Posto à venda originalmente em edição limitada, “Complete Vogel Recordings” reúne as duas gravações efetuadas pelo pianista belga Fred van Hove entre 1972 e 1974, para o selo Vogel: “Live at the University”, piano solo registado nas universidades de Bruxelas e Antuérpia, e “Een Tweede Vogel”, em duo e em estúdio com o saxofonista tenor Cel Overberghe, mais um 45 rotações raro.
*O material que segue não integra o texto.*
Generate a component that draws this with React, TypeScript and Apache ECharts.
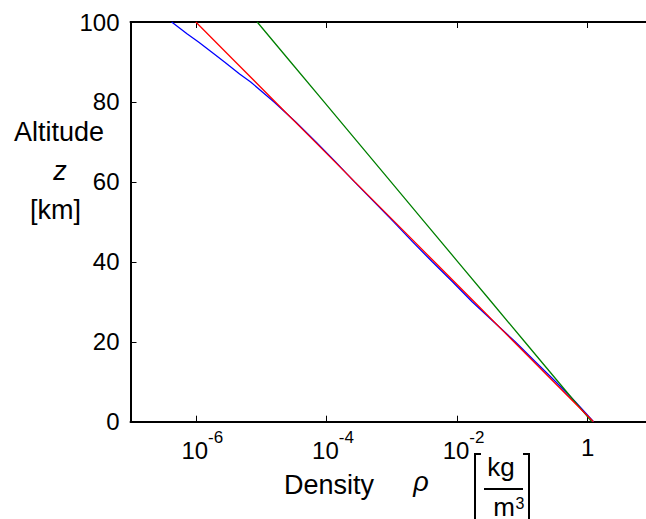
import React, { useEffect, useRef } from "react";
import * as echarts from "echarts";

// Altitude z [km] and density rho [kg/m^3]
const blueAltitude = [0, 5, 10, 15, 20, 25, 30, 35, 40, 45, 50, 55, 60, 65, 70, 75, 80, 85, 87, 90, 92, 95, 97, 100];
const blueDensity = [
  1.23, 0.646, 0.324, 0.158, 0.0776, 0.0363, 0.017, 0.00851, 0.00417, 0.00209, 0.00107, 0.000537,
  0.000269, 0.000138, 6.92e-5, 3.39e-5, 1.58e-5, 6.92e-6, 4.68e-6, 2.75e-6, 1.91e-6, 1.1e-6, 7.41e-7, 4.27e-7,
];

const redAltitude = [0, 10, 20, 30, 40, 50, 60, 70, 80, 90, 100];
const redDensity = [1.225, 0.301, 0.0742, 0.0183, 0.0045, 0.00111, 0.000272, 6.7e-5, 1.65e-5, 4.06e-6, 1.0e-6];

const greenAltitude = [0, 10, 20, 30, 40, 50, 60, 70, 80, 90, 100];
const greenDensity = [1.15, 0.353, 0.1086, 0.0334, 0.01028, 0.00316, 9.73e-4, 2.99e-4, 9.2e-5, 2.83e-5, 8.7e-6];

const xMin = 1e-7;
const xMax = 10;
const xTickValues = [1e-6, 1e-4, 1e-2, 1];
const yTicks = [0, 20, 40, 60, 80, 100];

const FONT = "Liberation Sans, Arial, sans-serif";

function pairs(xs: number[], ys: number[]) {
  return xs.map((x, i) => [x, ys[i]]);
}

function bar(x: number, y: number, width: number, height: number, fill = "#000") {
  return { type: "rect", z: 100, shape: { x, y, width, height }, style: { fill } };
}

function label(text: string, x: number, y: number, fontSize: number, extra: Record<string, unknown> = {}) {
  return {
    type: "text",
    x,
    y,
    style: { text, fontSize, fontFamily: FONT, fill: "#000", textAlign: "center", textVerticalAlign: "middle", ...extra },
  };
}

function mkAxisLine() {
  return { show: true, onZero: false, lineStyle: { color: "#000", width: 2 } };
}

function mkXTick() {
  return { show: true, inside: true, length: 6, customValues: xTickValues.slice(), lineStyle: { color: "#000", width: 1 } };
}

export default function App() {
  const ref = useRef<HTMLDivElement>(null);
  useEffect(() => {
    if (!ref.current) return;
    const chart = echarts.init(ref.current, null, { renderer: "svg" });
    const axisLabelRich = {
      p: { width: 13, fontSize: 24, fontFamily: FONT, lineHeight: 34 },
      b: { fontSize: 24, fontFamily: FONT, color: "#000", verticalAlign: "bottom", lineHeight: 34 },
      s: { fontSize: 17, fontFamily: FONT, color: "#000", verticalAlign: "top", lineHeight: 17 },
      one: { fontSize: 24, fontFamily: FONT, color: "#000", verticalAlign: "middle", lineHeight: 37 },
    };
    const fmt = (v: number) => {
      const e = Math.round(Math.log10(v));
      if (e === 0) return "{one|1}";
      return "{p|}{b|10}{s|" + e + "}";
    };
    chart.setOption({
      animation: false,
      backgroundColor: "#fff",
      grid: { left: 130.5, right: -7, top: 22, bottom: 97.3, containLabel: false, outerBoundsMode: "none" },
      xAxis: [
        {
          type: "log",
          logBase: 10,
          min: xMin,
          max: xMax,
          position: "bottom",
          axisLine: mkAxisLine(),
          axisTick: mkXTick(),
          splitLine: { show: false },
          minorTick: { show: false },
          minorSplitLine: { show: false },
          axisLabel: { show: true, margin: 7, customValues: xTickValues.slice(), formatter: fmt, rich: axisLabelRich },
        },
        {
          type: "log",
          logBase: 10,
          min: xMin,
          max: xMax,
          position: "top",
          axisLine: mkAxisLine(),
          axisTick: mkXTick(),
          splitLine: { show: false },
          minorTick: { show: false },
          minorSplitLine: { show: false },
          axisLabel: { show: false },
        },
      ],
      yAxis: [
        {
          type: "value",
          position: "left",
          min: yTicks[0],
          max: yTicks[yTicks.length - 1],
          interval: 20,
          axisLine: mkAxisLine(),
          axisTick: { show: true, inside: true, length: 6, lineStyle: { color: "#000", width: 1 } },
          axisLabel: { show: true, margin: 11, fontSize: 24, fontFamily: FONT, color: "#000" },
          splitLine: { show: false },
        },
      ],
      series: [
        { type: "line", data: pairs(blueDensity, blueAltitude), showSymbol: false, lineStyle: { color: "#0000ff", width: 1.3 } },
        { type: "line", data: pairs(greenDensity, greenAltitude), showSymbol: false, lineStyle: { color: "#008000", width: 1.3 } },
        { type: "line", data: pairs(redDensity, redAltitude), showSymbol: false, lineStyle: { color: "#ff0000", width: 1.3 } },
      ],
      graphic: {
        elements: [
          bar(634, 24, 12, 397, "#fff"),
          label("Altitude", 59, 132, 27),
          label("z", 60, 171, 27, { fontStyle: "italic" }),
          label("[km]", 55.5, 210, 27),
          label("Density", 284, 485, 27, { textAlign: "left" }),
          label("ρ", 421, 482, 27, { fontStyle: "italic" }),
          label("kg", 501, 467, 26),
          label("m", 504, 507, 26),
          label("3", 520, 503, 16),
          bar(484, 488, 39, 2),
          bar(474, 453, 7, 2),
          bar(474, 453, 2, 70),
          bar(523, 453, 7, 2),
          bar(528, 453, 2, 70),
        ],
      },
    });
    return () => chart.dispose();
  }, []);
  return <div ref={ref} style={{ width: 646, height: 519, position: "absolute", left: 0, top: 0 }} />;
}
A solo, Fred van Hove vai dos delírios mais livres ao “ragtime”, da balada e da marcha funerária ao exibicionismo, ao romantismo traficado e ao teatro burlesco, sem esquecer o ricochete de bolas de pingue-pongue nas cordas do piano. Já os duetos com o saxofonista vão do “free” e do exercício de escalas (num irónico “Bas la police”) até “New Orleans”. Em “Alle eendjes”, Van Hove troca o piano pelo órgão Hammond, enquanto no tema seguinte, introduzido por um excerto
de música concreta, é a vez de
Overberghe trocar, graças ao
“overdubbing”, o saxofone pelo
baixo e pela bateria.
Aproximemo-nos, por fim, do outro mundo, com “Music from Tomorrow’s World”, de Sun Ra e da sua Arkestra, captado ao vivo em 1960 na Wonder Inn de Chicago e, em estúdio, num obscuro The Majestic Hall. Infelizmente, o som ao vivo é pavoroso, o que faz diminuir um pouco o prazer de acompanhar as sessões quase clandestinas realizadas de madrugada pela Arkestra, ao longo de um ano de residência, entre mesas apinhadas e as paredes apertadas de uma taberna. Por lá passaram, como assistentes e participantes, Roland Kirk e Stan Getz (John Coltrane também quis, mas, reza a lenda, o porteiro ou quaisquer outras razões misteriosas não terão permitido a sua entrada…). Lá dentro, o som de uma festa. A Arkestra a tocar uma música primitiva, swing, batuques, cânticos de “music hall”, ritmos e flautas infantis (“Spontaneous simplicity” poderia pertencer a Raymond Scott) e fanfarra (Roscoe Mitchell e Joseph Jarman assistiram igualmente a estas sessões, aprendendo com elas muito do que viriam a pôr em prática nos Art Ensemble of Chicago), aos poucos fazendo coincidir “primitivo” com “ancestral”, levando os sons da selva para o desconhecido ou para a música de salão, nas várias versões de “Majestic”. Música de magos. Em mangas de camisa.